For an infalling observer, the time it takes for them to pass the event horizon and hit the center is finite. From a bystanders perspective, however, it is infinite: the bystander will never see the infaller pass the event horizon. Instead, what will happen is the light from the observer that radiates outwards will get more and more redshifted. If you could continue to see it, the infalling person would appear stuck like a fly in amber, frozen in the short moments of time right before they pass over the event horizon. Eventually they'd red-shift down to the Hawking radiation of the black hole, but you'd be able to watch them until then I'd imagine.

As for at what point the black hole appears to get heavier from eating this infalling matter, I'm not too sure. It's been a while since I thought hard about it.

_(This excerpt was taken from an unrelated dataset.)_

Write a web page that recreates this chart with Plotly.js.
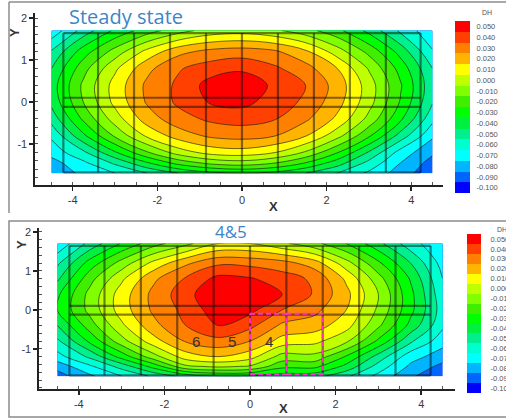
<!DOCTYPE html>
<html><head><meta charset="utf-8">
<script src="https://cdn.plot.ly/plotly-3.0.1.min.js"></script>
<style>html,body{margin:0;padding:0;background:#fff;}#chart{width:506px;height:419px;}</style>
</head><body><div id="chart"></div>
<script>
// ---- data ----
const gridX = [-4.5,-3.75,-3,-2.25,-1.5,-0.75,0,0.75,1.5,2.25,3,3.75,4.5];
const gridY = [-1.7,-1.45,-1.2,-0.8,-0.4,0,0.4,0.8,1.2,1.7];
const steadyDH = [
  [-0.076,-0.068,-0.060,-0.050,-0.040,-0.033,-0.030,-0.033,-0.040,-0.050,-0.062,-0.075,-0.087],
  [-0.074,-0.062,-0.048,-0.031,-0.016,-0.007,-0.004,-0.009,-0.020,-0.035,-0.053,-0.070,-0.084],
  [-0.066,-0.052,-0.031,-0.011, 0.005, 0.014, 0.016, 0.011,-0.001,-0.019,-0.041,-0.064,-0.078],
  [-0.058,-0.032,-0.008, 0.012, 0.025, 0.032, 0.034, 0.031, 0.021, 0.004,-0.018,-0.044,-0.068],
  [-0.046,-0.018, 0.005, 0.025, 0.036, 0.042, 0.044, 0.041, 0.032, 0.018,-0.003,-0.028,-0.057],
  [-0.037,-0.010, 0.013, 0.031, 0.042, 0.051, 0.053, 0.046, 0.038, 0.024, 0.004,-0.021,-0.049],
  [-0.035,-0.008, 0.014, 0.032, 0.042, 0.054, 0.058, 0.048, 0.040, 0.026, 0.005,-0.019,-0.047],
  [-0.040,-0.014, 0.008, 0.027, 0.039, 0.045, 0.048, 0.042, 0.034, 0.020,-0.001,-0.024,-0.050],
  [-0.049,-0.025,-0.006, 0.013, 0.027, 0.033, 0.035, 0.032, 0.022, 0.005,-0.013,-0.034,-0.059],
  [-0.067,-0.046,-0.028,-0.015,-0.004, 0.004, 0.006, 0.002,-0.006,-0.017,-0.033,-0.052,-0.068]
];
const case45DH = [
  [-0.085,-0.072,-0.060,-0.048,-0.036,-0.030,-0.030,-0.035,-0.036,-0.048,-0.063,-0.078,-0.090],
  [-0.076,-0.062,-0.046,-0.026,-0.002, 0.002,-0.001,-0.017,-0.017,-0.033,-0.054,-0.072,-0.083],
  [-0.064,-0.048,-0.026,-0.004, 0.015, 0.020, 0.014,-0.004,-0.003,-0.021,-0.044,-0.066,-0.075],
  [-0.052,-0.028,-0.004, 0.016, 0.031, 0.037, 0.030, 0.016, 0.013, 0.002,-0.022,-0.048,-0.066],
  [-0.040,-0.015, 0.008, 0.027, 0.040, 0.050, 0.043, 0.028, 0.025, 0.014,-0.008,-0.033,-0.058],
  [-0.030,-0.007, 0.015, 0.032, 0.043, 0.056, 0.053, 0.040, 0.033, 0.020,-0.002,-0.027,-0.055],
  [-0.032,-0.007, 0.015, 0.033, 0.046, 0.060, 0.058, 0.050, 0.039, 0.023, 0.000,-0.027,-0.057],
  [-0.042,-0.014, 0.008, 0.028, 0.041, 0.053, 0.051, 0.045, 0.038, 0.018,-0.006,-0.031,-0.060],
  [-0.052,-0.026,-0.006, 0.013, 0.028, 0.038, 0.037, 0.034, 0.025, 0.004,-0.018,-0.040,-0.064],
  [-0.068,-0.047,-0.029,-0.014,-0.003, 0.010, 0.010, 0.002,-0.007,-0.020,-0.037,-0.056,-0.068]
];
const levels = [-0.100,-0.090,-0.080,-0.070,-0.060,-0.050,-0.040,-0.030,-0.020,-0.010,0.000,0.010,0.020,0.030,0.040,0.050];
const levelColors = ['#0000ff','#0064ff','#00b4ff','#00ffff','#00ffd0','#00f090','#00f040','#00ff00',
                     '#40ee00','#80ff00','#c0ff00','#ffff00','#ffb400','#ff8000','#ff4000','#ff0000'];
const panelX = [-4.22,-3.4,-2.55,-1.7,-0.85,0,0.85,1.7,2.55,3.4,4.22];
const panelRowsY = [1.64,0.1,-0.12,-1.68];
const dashedBoxesX = [[0,0.85],[0.85,1.7]];
const dashedBoxY = [-0.1,-1.65];
const panelLabels = ['6','5','4'];
const panelLabelX = [-1.27,-0.42,0.45];
const panelLabelY = -0.82;
const xTicks = [-4,-2,0,2,4];
const yTicks = [-1,0,1,2];

// ---- build ----
const n = levelColors.length;
const cs = [];
levelColors.forEach((c,i)=>{
  cs.push([Math.max(0,(i-0.5)/(n-1)), c]);
  cs.push([Math.min(1,(i+0.5)/(n-1)), c]);
});

function contourTrace(z, xa, ya){
  return {type:'contour', x:gridX, y:gridY, z:z, xaxis:xa, yaxis:ya,
    autocontour:false, contours:{start:-0.09,end:0.05,size:0.01,coloring:'fill',showlines:true},
    colorscale:cs, showscale:false, hoverinfo:'skip',
    line:{color:'rgba(25,25,25,0.7)', width:0.9, smoothing:1}};
}
function gridTrace(xa, ya){
  const gx=[], gy=[];
  panelX.forEach(x=>{gx.push(x,x,null); gy.push(panelRowsY[0],panelRowsY[panelRowsY.length-1],null);});
  panelRowsY.forEach(y=>{gx.push(panelX[0],panelX[panelX.length-1],null); gy.push(y,y,null);});
  return {type:'scatter', mode:'lines', x:gx, y:gy, xaxis:xa, yaxis:ya, hoverinfo:'skip',
    line:{color:'rgba(10,10,10,0.5)', width:2.2}, showlegend:false, connectgaps:false};
}
function legendTrace(xa, ya){
  return {type:'heatmap', x:[0], y:levels, z:levels.map(v=>[v]), zmin:levels[0], zmax:levels[levels.length-1],
    colorscale:cs, showscale:false, xaxis:xa, yaxis:ya, hoverinfo:'skip'};
}
const traces = [
  contourTrace(steadyDH,'x','y'), gridTrace('x','y'),
  contourTrace(case45DH,'x2','y2'), gridTrace('x2','y2'),
  legendTrace('x3','y3'), legendTrace('x4','y4')
];
dashedBoxesX.forEach(b=>{
  traces.push({type:'scatter', mode:'lines', xaxis:'x2', yaxis:'y2', hoverinfo:'skip', showlegend:false,
    x:[b[0],b[1],b[1],b[0],b[0]], y:[dashedBoxY[0],dashedBoxY[0],dashedBoxY[1],dashedBoxY[1],dashedBoxY[0]],
    line:{color:'#ff30d0', width:2, dash:'5px,3px'}});
});

const W=506, H=419;
const px = v=>v/W, py = v=>1-v/H;
const tickFont = {family:'Arial, Liberation Sans, sans-serif', size:11, color:'#3a3a3a'};
function xAx(d0,d1,range,anchor){
  return {domain:[px(d0),px(d1)], range:range, anchor:anchor, showline:true, linecolor:'#222', linewidth:1.6,
    ticks:'outside', ticklen:4, tickwidth:1.6, tickcolor:'#222', tickmode:'array', tickvals:xTicks,
    ticktext:xTicks.map(String),
    minor:{ticks:'inside', ticklen:3, tickwidth:1, tickcolor:'#555', dtick:0.5, tick0:0, showgrid:false},
    showgrid:false, zeroline:false, tickfont:tickFont, fixedrange:true};
}
function yAx(d0,d1,range,anchor){
  return {domain:[py(d1),py(d0)], range:range, anchor:anchor, showline:true, linecolor:'#222', linewidth:1.6,
    ticks:'outside', ticklen:4, tickwidth:1.6, tickcolor:'#222', tickmode:'array', tickvals:yTicks,
    ticktext:yTicks.map(String),
    minor:{ticks:'inside', ticklen:3, tickwidth:1, tickcolor:'#555', dtick:0.2, tick0:0, showgrid:false},
    showgrid:false, zeroline:false, tickfont:tickFont, fixedrange:true};
}
function cbX(d0,d1,anchor){
  return {domain:[px(d0),px(d1)], range:[-0.5,0.5], anchor:anchor, visible:false, fixedrange:true};
}
function cbY(d0,d1,anchor,tl){
  return {domain:[py(d1),py(d0)], range:[levels[0]-0.005, levels[levels.length-1]+0.005], anchor:anchor,
    side:'right', showline:false, showgrid:false, zeroline:false, ticks:'outside', ticklen:tl,
    tickcolor:'rgba(0,0,0,0)', tickmode:'array', tickvals:levels, ticktext:levels.map(v=>v.toFixed(3)),
    tickfont:{family:'Arial, Liberation Sans, sans-serif', size:7.5, color:'#555'}, fixedrange:true};
}
const ann = (x,y,text,opt)=>Object.assign({xref:'paper', yref:'paper', x:px(x), y:py(y), text:text, showarrow:false,
  xanchor:'center', yanchor:'middle'}, opt||{});
const annotations = [
  ann(67,16,'Steady state',{xanchor:'left', font:{family:'Open Sans, sans-serif', size:20, color:'#3d85c6'}}),
  ann(231,232,'4&amp;5',{font:{family:'Open Sans, sans-serif', size:17, color:'#3d85c6'}}),
  ann(487,13,'DH',{font:{family:'Arial, sans-serif', size:7, color:'#555'}}),
  ann(502,229,'DH',{font:{family:'Arial, sans-serif', size:7, color:'#555'}}),
  ann(15,33,'<b>Y</b>',{textangle:-90, font:{family:'Arial, sans-serif', size:13, color:'#333'}}),
  ann(21,245,'<b>Y</b>',{textangle:-90, font:{family:'Arial, sans-serif', size:13, color:'#333'}}),
  ann(273,207,'<b>X</b>',{font:{family:'Arial, sans-serif', size:13, color:'#333'}}),
  ann(283,408,'<b>X</b>',{font:{family:'Arial, sans-serif', size:13, color:'#333'}})
];
panelLabels.forEach((t,i)=>annotations.push({xref:'x2', yref:'y2', x:panelLabelX[i], y:panelLabelY, text:t,
  showarrow:false, font:{family:'Arial, sans-serif', size:15, color:'#333'}}));

const frame = {color:'#8c8c8c', width:1.5};
const shapes = [
  {type:'line', xref:'paper', yref:'paper', x0:px(9), x1:px(9), y0:py(2), y1:py(213), line:frame},
  {type:'line', xref:'paper', yref:'paper', x0:px(9), x1:1, y0:py(2), y1:py(2), line:frame},
  {type:'rect', xref:'paper', yref:'paper', x0:px(9), x1:px(520), y0:py(417), y1:py(221), line:frame}
];

const layout = {
  width:W, height:H, margin:{l:0,r:0,t:0,b:0}, paper_bgcolor:'#fff', plot_bgcolor:'rgba(0,0,0,0)',
  showlegend:false,
  xaxis: xAx(35,443,[-4.89,4.75],'y'),   yaxis: yAx(13,185,[-1.98,2.12],'x'),
  xaxis2: xAx(39,455,[-4.93,4.79],'y2'), yaxis2: yAx(228,389,[-2.03,2.10],'x2'),
  xaxis3: cbX(455,470,'y3'), yaxis3: cbY(21,193,'x3',4),
  xaxis4: cbX(467,481,'y4'), yaxis4: cbY(234,393,'x4',7),
  annotations: annotations, shapes: shapes
};
Plotly.newPlot('chart', traces, layout, {staticPlot:true, displayModeBar:false});
</script></body></html>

The black hole forming should take finite time from an outsider perspective.
posted by physicsmatt at 12:17 PM on July 19, 2013 [2 favorites]


Thank you very much. Your responses here are greatly appreciated!
posted by JHarris at 7:51 PM on July 21, 2013


Leonard Susskind wrote a whole book about that exact question, btw -- "Black Hole War". It's worth a read.
posted by empath at 1:01 AM on July 22, 2013


The Tensor: "
Definitely don't read The Ophiuchi Hotline first. It's what I like to think of as a "capstone novel"—a book set in an existing fictional universe that brings together a lot of different threads and ties them up into a single story. (Ringworld is another example of this.) TOH is full of characters and locations that you won't recognize unless you've read the other Eight Worlds stories first. Which you should do—in order of publication.
"

Order of publication is the way to go. The thing to remember about Steel Beach/The Golden Globe is that they are not entirely consistent with the 70s Eight Worlds stories. Apparently, Varley has said he just didn't feel like going back and reading everything again. So, from a plot standpoint, they don't quite fit. Also, although I enjoyed the later novels, they don't have exactly the same feel. Start at the beginning.